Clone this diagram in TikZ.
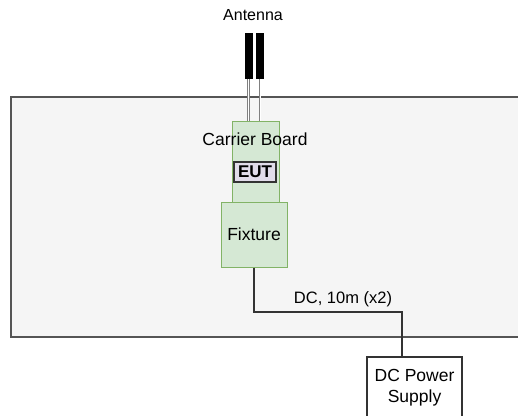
\documentclass[tikz,border=0pt]{standalone}
\usepackage{fontspec}
\setmainfont{Liberation Sans}
\definecolor{roomfill}{HTML}{F5F5F5}
\definecolor{roomline}{HTML}{555555}
\definecolor{greenfill}{HTML}{D5E8D4}
\definecolor{greenline}{HTML}{82B366}
\definecolor{eutfill}{HTML}{E1DCEA}
\definecolor{wirecol}{HTML}{333333}
\begin{document}
\begin{tikzpicture}[x=1pt,y=-1pt,
  room/.style={fill=roomfill,draw=roomline,line width=1.5pt},
  greenbox/.style={draw=greenline,fill=greenfill,line width=1pt,inner sep=0pt},
  antbar/.style={fill=black,draw=none,minimum width=8pt,minimum height=46pt,inner sep=0pt},
  feed/.style={draw=gray,double=white,double distance=1pt,line width=0.8pt},
  wire/.style={draw=wirecol,line width=1.3pt},
  lbl/.style={font=\fontsize{17}{20}\selectfont,inner sep=0pt},
  eutbox/.style={draw=wirecol,fill=eutfill,line width=1.3pt,inner sep=0pt,minimum width=42pt,minimum height=20pt,font=\fontsize{17}{19}\selectfont\bfseries},
  psubox/.style={draw=wirecol,fill=white,line width=1.3pt,inner sep=0pt,minimum width=95pt,minimum height=62pt,align=center,font=\fontsize{17.5}{21}\selectfont}
]
\clip (0,0) rectangle (518,415);
\useasboundingbox (0,0) rectangle (518,415);
\fill[white] (0,0) rectangle (518,415);
\draw[room] (11,97) rectangle (545,337);
\node[antbar] (barL) at (248.5,56) {};
\node[antbar] (barR) at (260,56) {};
\node[lbl,font=\fontsize{16}{19}\selectfont] (antlbl) at (253,15) {Antenna};
\node[greenbox,minimum width=47pt,minimum height=81pt] (carrier) at (255.5,161.5) {};
\node[greenbox,minimum width=66pt,minimum height=65pt,font=\fontsize{17.5}{21}\selectfont] (fixture) at (254,234.5) {Fixture};
\node[lbl,font=\fontsize{17.5}{21}\selectfont] (carrierlbl) at (255,139) {Carrier Board};
\node[eutbox] (eut) at (255,172) {EUT};
\draw[feed] (barL.south) -- (barL.south |- carrier.north);
\draw[feed] (barR.south) -- (barR.south |- carrier.north);
\node[psubox] (psu) at (414.5,388) {DC Power\\Supply};
\coordinate (bendA) at (254,312);
\coordinate (bendB) at (402,312);
\draw[wire] (fixture.south) -- (bendA) -- (bendB) -- (bendB |- psu.north);
\node[lbl,font=\fontsize{16.5}{20}\selectfont] (dclbl) at (343,299) {DC, 10m (x2)};
\end{tikzpicture}
\end{document}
◆ ◆ ◆ ◆
#### GOAL OF THE EXERCISE:
Return the listing above word for word, with the pictures removed.

#### WRITTEN ANSWER:
Clone this diagram in TikZ.
\documentclass[tikz,border=0pt]{standalone}
\usepackage{fontspec}
\setmainfont{Liberation Sans}
\definecolor{roomfill}{HTML}{F5F5F5}
\definecolor{roomline}{HTML}{555555}
\definecolor{greenfill}{HTML}{D5E8D4}
\definecolor{greenline}{HTML}{82B366}
\definecolor{eutfill}{HTML}{E1DCEA}
\definecolor{wirecol}{HTML}{333333}
\begin{document}
\begin{tikzpicture}[x=1pt,y=-1pt,
  room/.style={fill=roomfill,draw=roomline,line width=1.5pt},
  greenbox/.style={draw=greenline,fill=greenfill,line width=1pt,inner sep=0pt},
  antbar/.style={fill=black,draw=none,minimum width=8pt,minimum height=46pt,inner sep=0pt},
  feed/.style={draw=gray,double=white,double distance=1pt,line width=0.8pt},
  wire/.style={draw=wirecol,line width=1.3pt},
  lbl/.style={font=\fontsize{17}{20}\selectfont,inner sep=0pt},
  eutbox/.style={draw=wirecol,fill=eutfill,line width=1.3pt,inner sep=0pt,minimum width=42pt,minimum height=20pt,font=\fontsize{17}{19}\selectfont\bfseries},
  psubox/.style={draw=wirecol,fill=white,line width=1.3pt,inner sep=0pt,minimum width=95pt,minimum height=62pt,align=center,font=\fontsize{17.5}{21}\selectfont}
]
\clip (0,0) rectangle (518,415);
\useasboundingbox (0,0) rectangle (518,415);
\fill[white] (0,0) rectangle (518,415);
\draw[room] (11,97) rectangle (545,337);
\node[antbar] (barL) at (248.5,56) {};
\node[antbar] (barR) at (260,56) {};
\node[lbl,font=\fontsize{16}{19}\selectfont] (antlbl) at (253,15) {Antenna};
\node[greenbox,minimum width=47pt,minimum height=81pt] (carrier) at (255.5,161.5) {};
\node[greenbox,minimum width=66pt,minimum height=65pt,font=\fontsize{17.5}{21}\selectfont] (fixture) at (254,234.5) {Fixture};
\node[lbl,font=\fontsize{17.5}{21}\selectfont] (carrierlbl) at (255,139) {Carrier Board};
\node[eutbox] (eut) at (255,172) {EUT};
\draw[feed] (barL.south) -- (barL.south |- carrier.north);
\draw[feed] (barR.south) -- (barR.south |- carrier.north);
\node[psubox] (psu) at (414.5,388) {DC Power\\Supply};
\coordinate (bendA) at (254,312);
\coordinate (bendB) at (402,312);
\draw[wire] (fixture.south) -- (bendA) -- (bendB) -- (bendB |- psu.north);
\node[lbl,font=\fontsize{16.5}{20}\selectfont] (dclbl) at (343,299) {DC, 10m (x2)};
\end{tikzpicture}
\end{document}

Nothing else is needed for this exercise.